И вдруг что-то проходит по ее лицу, от глаз к губам, и в этот миг я узнаю ее, беру ее руку и целую ее. Она обнимает меня.
- Почему раньше не пришли?
- Я не знала, можно ли.
- Полвека?
Нет, всего сорок три года, отвечаю я.
Под моими руками, обнимая ее, я чувствую воду, ее страшное, огромное тело полно не жира, но воды. Она с трудом управляет им, пальцы ее не гнутся, колени расставлены, она вытирает вспотевшее лицо, я помогаю ей снять макинтош. Мы говорим о сборнике Ходасевича, который я издала и послала ей. Да, он дошел до нее, она любит его стихи, она благодарит меня. На мой вопрос, как она себя чувствует, она отвечает:
- Еще жива.
Может быть, напрасно она уезжает, может быть, она могла бы еще несколько дней прожить среди нас, в Париже? Нет, это невозможно, она и так ослушалась приказа, она должна была лететь прямо из Оксфорда в Москву. Я успела купить ей духи Карона, но дала их Риттенбергу, он передаст их ей (он передал их ей в Комарове спустя два месяца). Я говорю ей, что Риттенберг придет к ней в вагон и, если нужно, принесет ей еду из вагона-ресторана - о том, чтобы ей пойти туда, нет и речи.
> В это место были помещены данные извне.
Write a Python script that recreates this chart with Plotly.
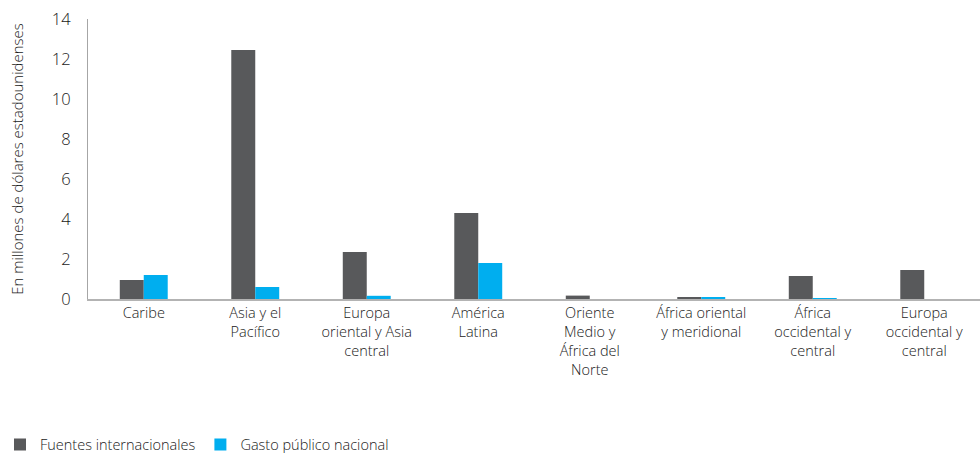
import plotly.graph_objects as go

categories = [
    "Caribe",
    "Asia y el<br>Pacífico",
    "Europa<br>oriental y Asia<br>central",
    "América<br>Latina",
    "Oriente<br>Medio y<br>África del<br>Norte",
    "África oriental<br>y meridional",
    "África<br>occidental y<br>central",
    "Europa<br>occidental y<br>central",
]
fuentes_internacionales = [0.95, 12.45, 2.35, 4.3, 0.17, 0.07, 1.15, 1.45]
gasto_publico_nacional = [1.2, 0.6, 0.16, 1.8, 0.0, 0.08, 0.03, 0.0]

font_family = "'Open Sans', 'Noto Sans', sans-serif"
text_color = "#1a1a1a"

fig = go.Figure()

fig.add_trace(go.Bar(
    x=categories,
    y=fuentes_internacionales,
    name="Fuentes internacionales",
    marker=dict(color="#58595b", line=dict(width=0)),
))

fig.add_trace(go.Bar(
    x=categories,
    y=gasto_publico_nacional,
    name="Gasto público nacional",
    marker=dict(color="#00aeef", line=dict(width=0)),
))

fig.update_layout(
    width=980,
    height=456,
    margin=dict(l=88, r=0, t=19, b=157),
    plot_bgcolor="white",
    paper_bgcolor="white",
    barmode="group",
    bargap=0.57,
    bargroupgap=0,
    font=dict(family=font_family, color=text_color, size=14, weight=300),
    xaxis=dict(
        showline=True,
        linecolor="#b3b3b3",
        linewidth=2,
        ticks="",
        tickfont=dict(size=14.5, weight=300),
        showgrid=False,
        automargin=False,
    ),
    yaxis=dict(
        range=[0, 14],
        dtick=2,
        showline=True,
        linecolor="#a6a6a6",
        linewidth=1,
        showgrid=False,
        zeroline=False,
        ticks="",
        ticklabelstandoff=13,
        tickfont=dict(size=16.5, weight=300),
        automargin=False,
        title=dict(text="En millones de dólares estadounidenses",
                   font=dict(size=15, weight=300), standoff=24),
    ),
    legend=dict(
        orientation="h",
        xref="container",
        yref="container",
        x=0.0,
        y=0.025,
        xanchor="left",
        yanchor="middle",
        font=dict(size=14.5, weight=300),
        itemwidth=30,
    ),
)

# the page body has a default margin; remove it so the figure sits at 0,0
fig.write_html(
    "out.html",
    config={"displayModeBar": False},
    post_script="document.body.style.margin='0';document.body.style.overflow='hidden';",
)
Наконец я вспоминаю, что в коридоре ждут другие, когда я выйду, чтобы войти.
Позже я долго стою с тремя друзьями-петербуржцами (художниками) на платформе, а она стоит в окне и то поочередно смотрит на нас, то смотрит на всех вместе, пока поезд не трогается. Она поднимает руку, и слабая тень улыбки скользит по ее лицу.
Вагон оказался немедленно заперт - внутри и снаружи, никого не выпустили, никого не впустили. И в Кельне он был отцеплен.